Thank you Sherie, Glad you agree. Have a great evening.
Great article!
Yes, that is the way it can happen. Thanks so much for the comment.
Good evening Helena, Yes it is easy to blame someone else for the problem. When we look into ourselves we really can make changes. Thanks so much for your thoughts.
Oh my – what an enormous challenge it is to find my part in a relationship tangle! I’m quite good at finding the fault in another! Years ago someone shared a visual with me that has helped extricate me numerous times from the blame game: “Keep your side of the street clean”. Somehow, I could visualize that when all else failed, and keep my eyes on ‘my stuff’!

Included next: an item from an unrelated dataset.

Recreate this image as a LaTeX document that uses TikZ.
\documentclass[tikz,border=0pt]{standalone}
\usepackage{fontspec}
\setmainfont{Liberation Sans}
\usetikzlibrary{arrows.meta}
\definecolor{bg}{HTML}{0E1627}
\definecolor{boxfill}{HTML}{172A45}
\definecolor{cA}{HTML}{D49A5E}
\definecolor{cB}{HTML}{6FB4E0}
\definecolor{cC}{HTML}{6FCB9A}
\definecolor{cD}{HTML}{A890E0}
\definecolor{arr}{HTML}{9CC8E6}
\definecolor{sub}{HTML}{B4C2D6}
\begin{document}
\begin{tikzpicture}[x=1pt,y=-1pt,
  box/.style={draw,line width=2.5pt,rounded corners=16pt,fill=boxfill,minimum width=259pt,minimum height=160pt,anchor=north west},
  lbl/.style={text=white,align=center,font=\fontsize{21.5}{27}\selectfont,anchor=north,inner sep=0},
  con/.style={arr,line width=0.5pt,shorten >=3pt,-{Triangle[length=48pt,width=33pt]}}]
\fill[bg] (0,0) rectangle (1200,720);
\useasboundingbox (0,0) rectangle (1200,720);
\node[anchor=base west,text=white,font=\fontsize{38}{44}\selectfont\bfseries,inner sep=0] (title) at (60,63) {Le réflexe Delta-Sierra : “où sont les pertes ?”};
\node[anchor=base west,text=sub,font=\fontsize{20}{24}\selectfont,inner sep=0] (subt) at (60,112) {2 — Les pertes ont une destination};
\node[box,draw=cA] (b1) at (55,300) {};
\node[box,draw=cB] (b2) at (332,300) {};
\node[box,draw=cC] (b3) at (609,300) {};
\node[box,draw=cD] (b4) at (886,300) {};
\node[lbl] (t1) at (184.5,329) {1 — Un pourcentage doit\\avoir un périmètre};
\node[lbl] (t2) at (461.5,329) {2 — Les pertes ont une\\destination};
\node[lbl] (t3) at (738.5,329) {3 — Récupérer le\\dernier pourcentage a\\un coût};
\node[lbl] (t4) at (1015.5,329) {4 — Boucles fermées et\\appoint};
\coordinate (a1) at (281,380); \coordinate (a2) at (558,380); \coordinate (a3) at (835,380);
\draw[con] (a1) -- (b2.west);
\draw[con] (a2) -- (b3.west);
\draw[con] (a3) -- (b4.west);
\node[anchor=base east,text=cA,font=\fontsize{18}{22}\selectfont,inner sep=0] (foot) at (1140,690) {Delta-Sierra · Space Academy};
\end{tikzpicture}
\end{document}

This is a huge reason WHY I love my partner. He’s not afraid to point out my flaws and mistakes to me. It’s a good thing
No one is perfect, and we all have our weaknesses. But often times we go along in life and do our own thing that we have a hard time seeing where we do wrong, so it is a good thing to have someone point out where we can do better, and especially someone that is there as you begin to work on it
Wonderful Jamie. So glad you have a partner that is able to see you for all you are and help you become a better person.We are all a work in progress.
Great comment Ronae. It is difficult to own our flaws but rewarding when we do because we can then make changes.
Thanks, great article. It IS so easy to blame others and not look at ourselves. That is our permission so we don’t have to change… A lot of maturity is needed in relationships; it’s not who wins individually but who wins together.
Where there are two people involved, there are always two sides and we need to take our own side and take responsibility!
This is such a great post, Barbara. I love your questions as an approach to help each of us taking responsibility for our part in the relationship.
Hi Barbara,
Wonderful advice. We all need to do our part to solve a relationship problem. Taking responsibility for our part is the first step.
Hi Norma,
Great comment. Yes we do need to look at ourselves if we expect to be in a mature relationship and realize we have a part in the success or failure of it.
Yes Olga, it does take two to make a relationship work. It’s all about responsibility for our actions.
Thanks Lisa, Love to hear you are enjoying my blog content.